Hasta que sucedió. Fue en otro bar, frente al cementerio de Recoleta. Lo percibí en el mismo momento que ocurrió. Mi Big Bang personal. Una eclosión. Casi sin darme cuenta, mi actividad profesional, el negocio de los seguros de vida, me trajo la parte que me faltaba. En ese momento, mi mente me dijo que ahí había una historia. La conexión del mercado de los seguros de vida con la Patagonia ya era inquietantemente verosímil.

Los personajes fueron apareciendo casi sin que los llamara, como si hubieran estado esperando su turno para entrar a escena. El camionero, el capitán del petrolero, el caminante, los viajeros, el sacerdote, los empleados de los bares y las estaciones de servicio. Todos, cada uno en su momento y con su inconfundible impronta patagónica van ayudando (y también entorpeciendo, porque no) al desesperado escape del inocente y casi ingenuo empresario patagónico de su perseguidor, un atribulado ex combatiente de las guerrillas contra las drogas en Colombia. Una cacería con el tiempo contado, hacia donde se termina La Tierra. Un desigual enfrentamiento entre la peor cara del mundo capitalista y la más pura esencia de un colono patagónico moderno.
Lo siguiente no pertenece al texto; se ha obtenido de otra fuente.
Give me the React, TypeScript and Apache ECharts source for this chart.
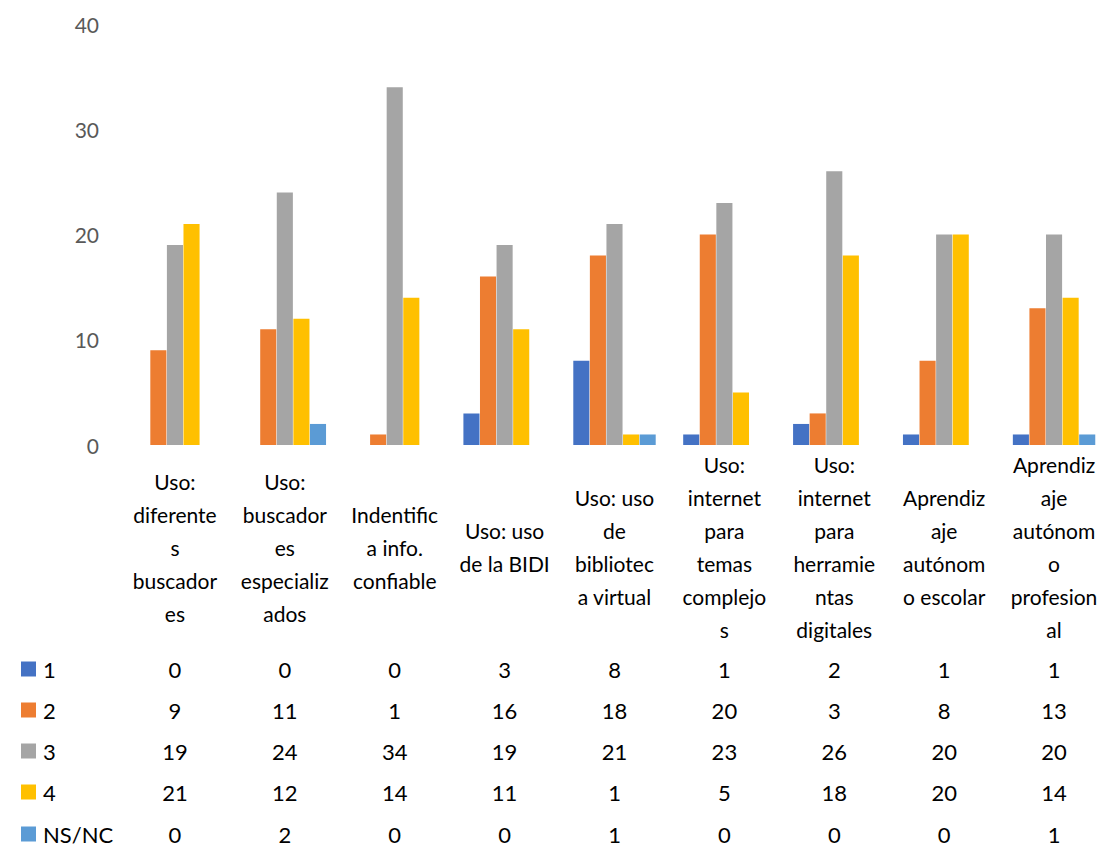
import React, { useEffect, useRef } from "react";
import * as echarts from "echarts";

const categories = [
  "Uso:\ndiferente\ns\nbuscador\nes",
  "Uso:\nbuscador\nes\nespecializ\nados",
  "Indentific\na info.\nconfiable",
  "Uso: uso\nde la BIDI",
  "Uso: uso\nde\nbibliotec\na virtual",
  "Uso:\ninternet\npara\ntemas\ncomplejo\ns",
  "Uso:\ninternet\npara\nherramie\nntas\ndigitales",
  "Aprendiz\naje\nautónom\no escolar",
  "Aprendiz\naje\nautónom\no\nprofesion\nal",
];

const seriesNames = ["1", "2", "3", "4", "NS/NC"];
const s1 = [0, 0, 0, 3, 8, 1, 2, 1, 1];
const s2 = [9, 11, 1, 16, 18, 20, 3, 8, 13];
const s3 = [19, 24, 34, 19, 21, 23, 26, 20, 20];
const s4 = [21, 12, 14, 11, 1, 5, 18, 20, 14];
const sNS = [0, 2, 0, 0, 1, 0, 0, 0, 1];
const seriesValues = [s1, s2, s3, s4, sNS];
const colors = ["#4472C4", "#ED7D31", "#A5A5A5", "#FFC000", "#5B9BD5"];

const FONT = "Lato";
const AXIS_Y = 445;
const ROW_Y = [669, 710, 751, 792, 834];

export default function App() {
  const ref = useRef<HTMLDivElement>(null);
  useEffect(() => {
    if (!ref.current) return;
    const chart = echarts.init(ref.current, undefined, { renderer: "svg" });
    const tableAxes = seriesValues.map((vals, i) => ({
      type: "category" as const,
      gridIndex: 0,
      position: "bottom" as const,
      data: vals.map(String),
      axisLine: { show: false },
      axisTick: { show: false },
      axisLabel: {
        interval: 0,
        fontFamily: FONT,
        fontSize: 22,
        color: "#000",
        verticalAlign: "middle" as const,
        margin: ROW_Y[i] - AXIS_Y,
      },
    }));
    chart.setOption({
      animation: false,
      grid: { left: 120, width: 990, top: 24, bottom: 848 - AXIS_Y },
      legend: seriesNames.map((n, i) => ({
        data: [n],
        left: 16,
        top: ROW_Y[i] - 16,
        itemWidth: 15,
        itemHeight: 15,
        itemGap: 0,
        icon: "rect",
        textStyle: { fontFamily: FONT, fontSize: 22, color: "#000", padding: [0, 0, 0, 2] },
        selectedMode: false,
      })),
      xAxis: [
        {
          type: "category",
          data: categories,
          axisLine: { show: false },
          axisTick: { show: false },
          axisLabel: {
            interval: 0,
            fontFamily: FONT,
            fontSize: 21,
            color: "#000",
            lineHeight: 33,
            verticalAlign: "middle",
            align: "center",
            margin: 547 - AXIS_Y,
          },
        },
        ...tableAxes,
      ],
      yAxis: {
        type: "value",
        min: 0,
        max: 40,
        interval: 10,
        axisLine: { show: false },
        axisTick: { show: false },
        splitLine: { show: false },
        axisLabel: { fontFamily: FONT, fontSize: 21, color: "#595959", margin: 21 },
      },
      series: seriesNames.map((n, i) => ({
        name: n,
        type: "bar",
        xAxisIndex: 0,
        data: seriesValues[i],
        barGap: "3%",
        barCategoryGap: "25%",
        itemStyle: { color: colors[i] },
      })),
    });
    return () => chart.dispose();
  }, []);
  return (
    <div
      ref={ref}
      style={{ position: "absolute", left: 0, top: 0, width: 1109, height: 848, background: "#fff" }}
    />
  );
}
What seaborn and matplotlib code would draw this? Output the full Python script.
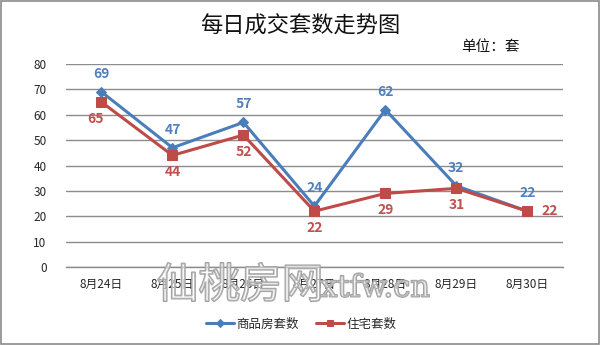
import matplotlib
matplotlib.use("Agg")
import matplotlib.pyplot as plt
import matplotlib.patheffects as pe
import seaborn as sns
import pandas as pd

dates = ["8月24日", "8月25日", "8月26日", "8月27日", "8月28日", "8月29日", "8月30日"]
commercial = [69, 47, 57, 24, 62, 32, 22]
residential = [65, 44, 52, 22, 29, 31, 22]
series_names = ["商品房套数", "住宅套数"]
y_ticks = [0, 10, 20, 30, 40, 50, 60, 70, 80]

sns.set_theme(style="white")
plt.rcParams["font.family"] = ["Noto Sans CJK SC", "DejaVu Sans"]

blue, red = "#4A7EBB", "#BE4B48"
blue_txt, red_txt = "#4F81BD", "#C0504D"

fig = plt.figure(figsize=(6.0, 3.45), dpi=100)
fig.patch.set_facecolor("white")
ax = fig.add_axes([0.11, 0.226, 0.828, 0.5885])

df = pd.DataFrame({"date": dates, "c": commercial, "r": residential})
df["pos"] = range(len(dates))

sns.lineplot(data=df, x="pos", y="c", ax=ax, color=blue, lw=2.2,
             marker="D", markersize=5.5, markeredgecolor=blue, label=series_names[0])
sns.lineplot(data=df, x="pos", y="r", ax=ax, color=red, lw=2.2,
             marker="s", markersize=7, markeredgecolor=red, label=series_names[1])

# value labels: commercial above, residential below
for i, v in enumerate(commercial):
    ax.annotate(str(v), (i, v), xytext=(0, 8), textcoords="offset points",
                ha="center", va="bottom", color=blue_txt, fontsize=10, fontweight="bold")
for i, v in enumerate(residential):
    if i == len(residential) - 1:
        ax.annotate(str(v), (i, v), xytext=(10, 0), textcoords="offset points",
                    ha="left", va="center", color=red_txt, fontsize=10, fontweight="bold")
    else:
        dx = -4 if i == 0 else 0
        ax.annotate(str(v), (i, v), xytext=(dx, -7), textcoords="offset points",
                    ha="center", va="top", color=red_txt, fontsize=10, fontweight="bold")

ax.set_xlim(-0.5, 6.5)
ax.set_ylim(0, 80)
ax.set_yticks(y_ticks)
ax.set_xticks(range(len(dates)))
ax.set_xticklabels(dates, fontsize=8.5)
ax.tick_params(axis="y", labelsize=8.5, length=0, pad=14)
ax.tick_params(axis="x", length=0, pad=8)
ax.set_xlabel("")
ax.set_ylabel("")
ax.yaxis.grid(True, color="#8C8C8C", lw=1)
ax.set_axisbelow(True)
for s in ["top", "right", "left"]:
    ax.spines[s].set_visible(False)
ax.spines["bottom"].set_color("#8C8C8C")
ax.spines["bottom"].set_linewidth(1)

leg = ax.legend(loc="center", bbox_to_anchor=(0.502, 0.061), bbox_transform=fig.transFigure,
                ncol=2, frameon=False, fontsize=9, handlelength=2.2, columnspacing=1.4,
                handletextpad=0.2, markerscale=0.7)

fig.text(0.5, 0.925, "每日成交套数走势图", ha="center", va="center", fontsize=16,
         fontweight="medium", color="#111111")
fig.text(0.818, 0.865, "单位：套", ha="center", va="center", fontsize=10.5, color="#111111")

# outlined site watermark
wm_fx = [pe.Stroke(linewidth=1.3, foreground="#A0A0A0"), pe.Normal()]
fig.text(0.40, 0.17, "仙桃房网", ha="center", va="center", fontsize=30,
         color=(1, 1, 1, 0.3), path_effects=wm_fx)
fig.text(0.625, 0.165, "xtfw.cn", ha="center", va="center", fontsize=22,
         family="DejaVu Serif", color=(1, 1, 1, 0.3), path_effects=wm_fx)

# figure frame
fig.add_artist(plt.Rectangle((0.001, 0.004), 0.997, 0.993, transform=fig.transFigure,
                             fill=False, edgecolor="#8A8A8A", lw=1.2))

fig.savefig("out.png", dpi=100, facecolor="white")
El 1 de enero de 2018, en Mar del Plata, decidí que no podía postergar más comenzar a escribirla formalmente. Y un día de 2020 me dije a mi mismo que, finalmente, había terminado de escribirla. En los meses sucesivos me repetí esa frase unas treinta veces más. Ninguna revisión parecía suficiente. Descubrir esa faceta obsesiva que en algún punto ignoraba fue por un lado preocupante, pero por el otro necesaria para decidirme a soltar esos 82 capítulos y 550 páginas con un cierto atisbo de seguridad de que algo decente salía de mis manos. La recomendación de mi profe, el aliento de mis compañeros de taller, la aprobación de familiares y amigos que leyeron el primer crudo comenzaron a abonar la idea de publicar. Ni siquiera seis meses de edición lograron calmar mi novedosa adicción a continuar corrigiendo.

Un homenaje a la Patagonia profunda y sus personajes. La relación padre e hijo. Una catástrofe natural que lleva a una familia a tomar una decisión desesperada. Equivocada. Y la persecución. El fin del mundo en su expresión más cruda y extrema. Y el intento de volver a ser. De sobrevivir. De resistir.
Hoy me siento un poco huérfano. Ya no escribo en apuntes desordenados, ya terminé de escribir, ya no corrijo más. Pero estoy feliz. Paso por una librería y veo mi novela exhibida. Es más de lo que hubiera soñado.
Pido otro doble cortado. Miro al cielo. El sol se levanta, buscando su mejor ubicación para iluminar esta fría mañana de agosto. Mis nuevas anotaciones me miran desde el papel, ansiosas, listas para darle forma a una nueva aventura.